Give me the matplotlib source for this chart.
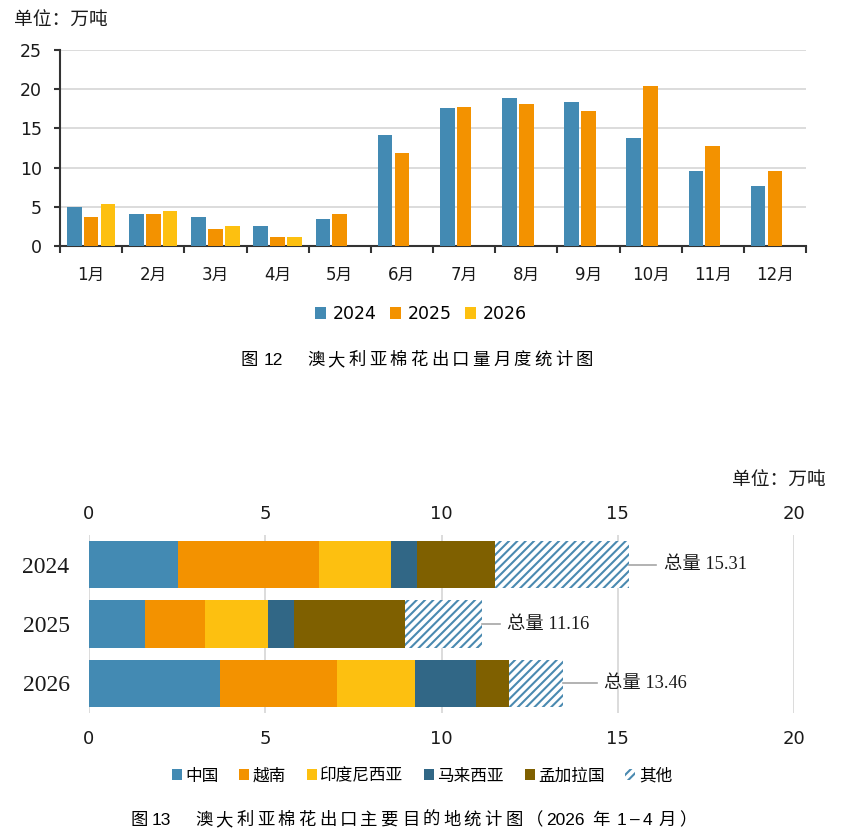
import numpy as np
import matplotlib
matplotlib.use("Agg")
import matplotlib.pyplot as plt

# ---------------- data ----------------
months = ["1月", "2月", "3月", "4月", "5月", "6月", "7月", "8月", "9月", "10月", "11月", "12月"]
exp_2024 = [5.0, 4.1, 3.7, 2.55, 3.45, 14.15, 17.6, 18.9, 18.4, 13.8, 9.55, 7.65]
exp_2025 = [3.7, 4.1, 2.2, 1.15, 4.1, 11.85, 17.7, 18.1, 17.2, 20.4, 12.75, 9.55]
exp_2026 = [5.35, 4.45, 2.55, 1.1]
year_labels = ["2024", "2025", "2026"]

years = ["2024", "2025", "2026"]
dest_names = ["中国", "越南", "印度尼西亚", "马来西亚", "孟加拉国", "其他"]
china = [2.52, 1.59, 3.72]
vietnam = [4.00, 1.70, 3.32]
indonesia = [2.05, 1.79, 2.21]
malaysia = [0.74, 0.74, 1.73]
bangladesh = [2.21, 3.14, 0.94]
others = [3.79, 2.20, 1.54]
x_ticks2 = [0, 5, 10, 15, 20]

# ---------------- style ----------------
W, H = 864, 838
plt.rcParams["font.family"] = ["DejaVu Sans", "Noto Sans CJK SC"]
plt.rcParams["hatch.linewidth"] = 1.5
CJK = ["Noto Sans CJK SC", "DejaVu Sans"]
CAP = ["Liberation Sans", "Noto Sans CJK SC"]
SERIF = ["Liberation Serif", "Noto Sans CJK SC"]

c_blue = "#438AB3"
c_orange = "#F39200"
c_yellow = "#FDC010"
c_dblue = "#316786"
c_brown = "#7F6000"
c_hatch = "#4A8AB0"
grid_c = "#D9D9D9"
txt_c = "#1A1A1A"

fig = plt.figure(figsize=(W / 100, H / 100), dpi=100)


def fx(px):
    return px / W


def fy(py):
    return 1 - py / H


# ---------------- top chart ----------------
ax1 = fig.add_axes([fx(60), fy(246), fx(806) - fx(60), fy(50) - fy(246)])
x = np.arange(len(months))
bw = 0.235
off = 0.27
ax1.bar(x - off, exp_2024, width=bw, color=c_blue, label=year_labels[0], zorder=3)
ax1.bar(x, exp_2025, width=bw, color=c_orange, label=year_labels[1], zorder=3)
ax1.bar(x[:len(exp_2026)] + off, exp_2026, width=bw, color=c_yellow, label=year_labels[2], zorder=3)

ax1.set_xlim(-0.5, len(months) - 0.5)
ax1.set_ylim(0, 25)
ax1.set_yticks([0, 5, 10, 15, 20, 25])
ax1.set_xticks(x)
ax1.set_xticklabels(months)
ax1.set_xticks(np.arange(-0.5, len(months)), minor=True)
ax1.tick_params(axis="x", which="major", length=0, pad=14, labelsize=12, labelcolor=txt_c)
ax1.tick_params(axis="x", which="minor", length=5, width=1.5, color="#333333")
ax1.tick_params(axis="y", length=4, width=1.5, color="#333333", pad=9, labelsize=12.5, labelcolor=txt_c)
for s in ["top", "right"]:
    ax1.spines[s].set_visible(False)
for s in ["left", "bottom"]:
    ax1.spines[s].set_linewidth(1.5)
    ax1.spines[s].set_color("#333333")
for v in [5, 10, 15, 20, 25]:
    ax1.axhline(v, color=grid_c, lw=1.3, zorder=1)

fig.legend(loc="center", bbox_to_anchor=(fx(421), fy(314)), ncol=3, frameon=False,
           fontsize=12.5, handlelength=0.65, handleheight=0.65, handletextpad=0.4,
           columnspacing=0.75)

fig.text(fx(14), fy(20), "单位：万吨", family=CJK, fontsize=13.5, ha="left", va="center", color=txt_c)

# ---------------- bottom chart ----------------
ax2 = fig.add_axes([fx(89), fy(713), fx(794) - fx(89), fy(535) - fy(713)])
yy = np.arange(len(years))
series = [china, vietnam, indonesia, malaysia, bangladesh]
colors = [c_blue, c_orange, c_yellow, c_dblue, c_brown]
left = np.zeros(len(years))
for vals, col, name in zip(series, colors, dest_names[:5]):
    ax2.barh(yy, vals, left=left, height=0.8, color=col, zorder=3, label=name)
    left += np.array(vals)
ax2.barh(yy, others, left=left, height=0.8, color="white", edgecolor=c_hatch,
         hatch="////", linewidth=0, zorder=3, label=dest_names[5])
totals = left + np.array(others)

ax2.set_ylim(2.5, -0.5)
ax2.set_xlim(0, 20)
ax2.set_xticks(x_ticks2)
ax2.set_yticks(yy)
ax2.set_yticklabels(years, family=SERIF, fontsize=17)
ax2.tick_params(axis="y", length=0, pad=14, labelcolor=txt_c)
ax2.tick_params(axis="x", length=0, labelsize=13, pad=12, labelcolor=txt_c)
for s in ax2.spines.values():
    s.set_visible(False)
for v in x_ticks2:
    ax2.axvline(v, color=grid_c, lw=1.3, zorder=1)

sec = ax2.secondary_xaxis("top")
sec.set_xticks(x_ticks2)
sec.tick_params(axis="x", length=0, labelsize=13, pad=8.5, labelcolor=txt_c)
sec.spines["top"].set_visible(False)

line_off = [0.77, 0.51, 0.96]
text_off = [0.99, 0.71, 1.16]
for i, t in enumerate(totals):
    ax2.plot([t, t + line_off[i]], [i, i], color="#A6A6A6", lw=1.2, zorder=4, clip_on=False)
    ax2.text(t + text_off[i], i, f"总量 {t:.2f}", family=SERIF, fontsize=13.2,
             va="center", ha="left", color=txt_c)

fig.text(fx(826), fy(480), "单位：万吨", family=CJK, fontsize=13.5, ha="right", va="center", color=txt_c)

h2, l2 = ax2.get_legend_handles_labels()
fig.legend(h2, l2, loc="center", bbox_to_anchor=(fx(422), fy(776)), ncol=6, frameon=False,
           prop={"family": CJK, "size": 12}, handlelength=0.6, handleheight=0.6,
           handletextpad=0.2, columnspacing=1.25)

# ---------------- captions with letter spacing ----------------
renderer = fig.canvas.get_renderer()


def tracked(x0, y, tokens, size, tracking):
    xp = x0
    for tok in tokens:
        if isinstance(tok, (int, float)):
            xp += tok
            continue
        t = fig.text(fx(xp), fy(y), tok, family=CAP, fontsize=size, ha="left", va="center",
                     color="#000000")
        xp += t.get_window_extent(renderer).width + tracking


cap1 = ["图", 2, "12", "　"] + list("澳大利亚棉花出口量月度统计图")
tracked(241, 360, cap1, 12.5, 3.3)
cap2 = (["图", "13", "　"] + list("澳大利亚棉花出口主要目的地统计图")
        + ["（", "2026", 3.5, "年", 4, "1", "–", "4", 2.7, "月", "）"])
tracked(131, 820, cap2, 12.5, 3.3)

fig.savefig("out.png", dpi=100)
════════════════════
> [GOAL]:
From the first line above through the line containing "return 1 - py / H", copy everything exactly, without the pictures.

> [PROBLEM SOLUTION]:
Give me the matplotlib source for this chart.
import numpy as np
import matplotlib
matplotlib.use("Agg")
import matplotlib.pyplot as plt

# ---------------- data ----------------
months = ["1月", "2月", "3月", "4月", "5月", "6月", "7月", "8月", "9月", "10月", "11月", "12月"]
exp_2024 = [5.0, 4.1, 3.7, 2.55, 3.45, 14.15, 17.6, 18.9, 18.4, 13.8, 9.55, 7.65]
exp_2025 = [3.7, 4.1, 2.2, 1.15, 4.1, 11.85, 17.7, 18.1, 17.2, 20.4, 12.75, 9.55]
exp_2026 = [5.35, 4.45, 2.55, 1.1]
year_labels = ["2024", "2025", "2026"]

years = ["2024", "2025", "2026"]
dest_names = ["中国", "越南", "印度尼西亚", "马来西亚", "孟加拉国", "其他"]
china = [2.52, 1.59, 3.72]
vietnam = [4.00, 1.70, 3.32]
indonesia = [2.05, 1.79, 2.21]
malaysia = [0.74, 0.74, 1.73]
bangladesh = [2.21, 3.14, 0.94]
others = [3.79, 2.20, 1.54]
x_ticks2 = [0, 5, 10, 15, 20]

# ---------------- style ----------------
W, H = 864, 838
plt.rcParams["font.family"] = ["DejaVu Sans", "Noto Sans CJK SC"]
plt.rcParams["hatch.linewidth"] = 1.5
CJK = ["Noto Sans CJK SC", "DejaVu Sans"]
CAP = ["Liberation Sans", "Noto Sans CJK SC"]
SERIF = ["Liberation Serif", "Noto Sans CJK SC"]

c_blue = "#438AB3"
c_orange = "#F39200"
c_yellow = "#FDC010"
c_dblue = "#316786"
c_brown = "#7F6000"
c_hatch = "#4A8AB0"
grid_c = "#D9D9D9"
txt_c = "#1A1A1A"

fig = plt.figure(figsize=(W / 100, H / 100), dpi=100)


def fx(px):
    return px / W


def fy(py):
    return 1 - py / H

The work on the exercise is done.